Are you still with me? Good. Believe me, I know that was rough and you are a champion for getting through it. But I do think there are a few things to be learned from it, aside from the poor writing and errors.

  1. There is an awful lot of telling and very little showing. I cringed as I typed out the paragraphs that were basically a list of bland descriptions of the ship and Crystal’s appearance.
  2. There is nothing in this opening scene for the reader to become emotionally invested in. Everything is told in a matter of fact fashion so that by the time we get to the enticing incident (the urgent message) there is nothing for the reader to feel invested in so they don’t care or understand what’s at stake.
  3. The fact that Crystal and Stiner aren’t revealed to be women right away is awkward and doesn’t sit well with me. I know at the time I wanted to make a big deal out revealing to the reader that there were two women in leadership roles that would typically be held by men. As I really thought about what I was trying to do (normalize women in stereotypical male roles) I realized that this approach was the exact opposite of what I needed to do. I was making the fact that they are women too important and special when I wanted to write a world where this wasn’t seen as unusual.
  4. Crystal is kind of a jerk and it didn’t fit well with her character throughout the rest of the story.
  5. And maybe the biggest issue, we don’t meet the main character until page three. This is Crystal’s story, but we are introduced to it through the eyes of some unnamed character that we never see again. The solider delivering the message isn’t important, Crystal is, but from reading this you’d never know it. I remember sharing this scene with my creative writing class in college and everyone focused on this mystery solider and not on Crystal. That was the moment I realized I needed to change my approach in this opening chapter.

I know as writers we only want to share our absolute best writing but I think there is a lot to be learned from looking at old “bad” writing and trying to understand what mistakes you’ve made. How else can you ever learn to get better? If you want to see how I addressed these issues and changed this opening scene of Crystal and Flint you can read it here.

Other posts you should check out

When things don’t go according to plan

A day in the life of me

Musical Inspiration

Author Interview Crystal and Flint

2 responses to “How a Story Changes: A Look Back at the First Draft of Crystal and Flint”

  1. Thank you for putting this out. It totally helps dispel the myth that our first drafts must be good.
    We have to let our first drafts be bad in order to get to the good. Would you say that your current first drafts have improved since writing Crystal and Flints first draft?

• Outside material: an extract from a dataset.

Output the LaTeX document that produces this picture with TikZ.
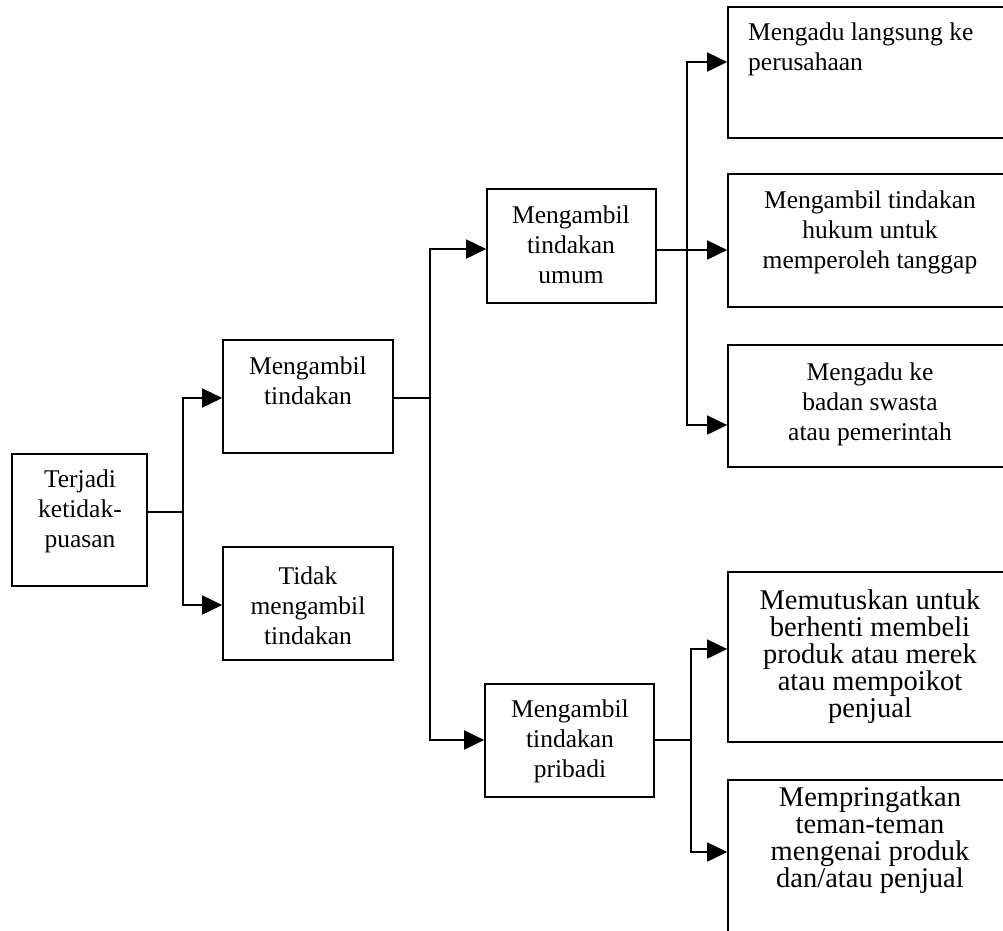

    • I’d say overall my first drafts have improved over time but the way I write my first drafts has also changed. When writing Crystal and Flint I spent a lot of time on the first draft to try to make it as perfect as possible. I still ended up completely rewriting it three times. Now I try to knock out the first draft as fast as possible to get the skeleton of the story down and then add and improve with each round of revision and rewrite.